The major problem is that because I enjoy going slow with the camera, the entire group eventually catches up with my buddy group and can silt up the place. A bit annoying, but then we just go to a completely different direction.

I guess the point is, even with a decent level of experience, I'm pretty self-centered about my diving habits. I'm not an instructor or a DM, so I never get asked to help with anything anyway. However, if I get to that level, I still will probably only show my AOW and Nitrox cards.
 
I tend not to be THE most experienced but thats only because the other guys I normally hook up with is even more so. Being experienced, being known by the dive op to be able to handle issues and on top of it traveling alone - although often as part of a larger group - I do tend to be asked to "pick up the new guy" so to speakand Im generally fine with it, simply because the ops I use is good at putting fairly experienced people on the boat with us.
When diving some "easier locations" we do tend to have more less experienced people on the boat, but I know that opting to go to those sites and dont generally mind picking up a newbie - its actually fun most of the time. I dont surface with them after 40 minutes when I have plenty of gas though. I send them with the intern/DM candidate/IDC and continue diving..

"Our" boat (other than when going to said easier sites) tend to have an average of 200+ dives - guides not included..
 
Get an experienced buddy- go diving by yourselves. Follow the 'conduct' as defined by the operator (max. depth, minimum reserve, deco/no deco, dive time etc.)
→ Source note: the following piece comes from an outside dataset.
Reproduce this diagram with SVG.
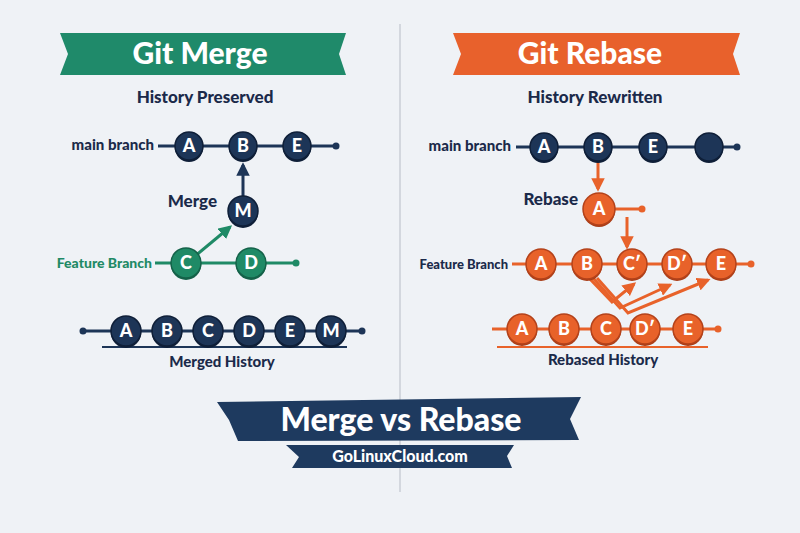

As a photographer it's usually easy to avoid silt-outs if you do not purposefully follow the leader. Stay a couple of metres shallower or out to the side.
 
Or just lose your guide alltogether like Ive done on a few occasions (with my buddy). They dont generally have heart attacks as long as TWO people are missing, its when its only one thats gone they freak :p
 
Or just lose your guide alltogether like Ive done on a few occasions (with my buddy). They dont generally have heart attacks as long as TWO people are missing, its when its only one thats gone they freak :p

Why not just signal to the DM that you and your buddy are splitting off rather than leaving them guessing?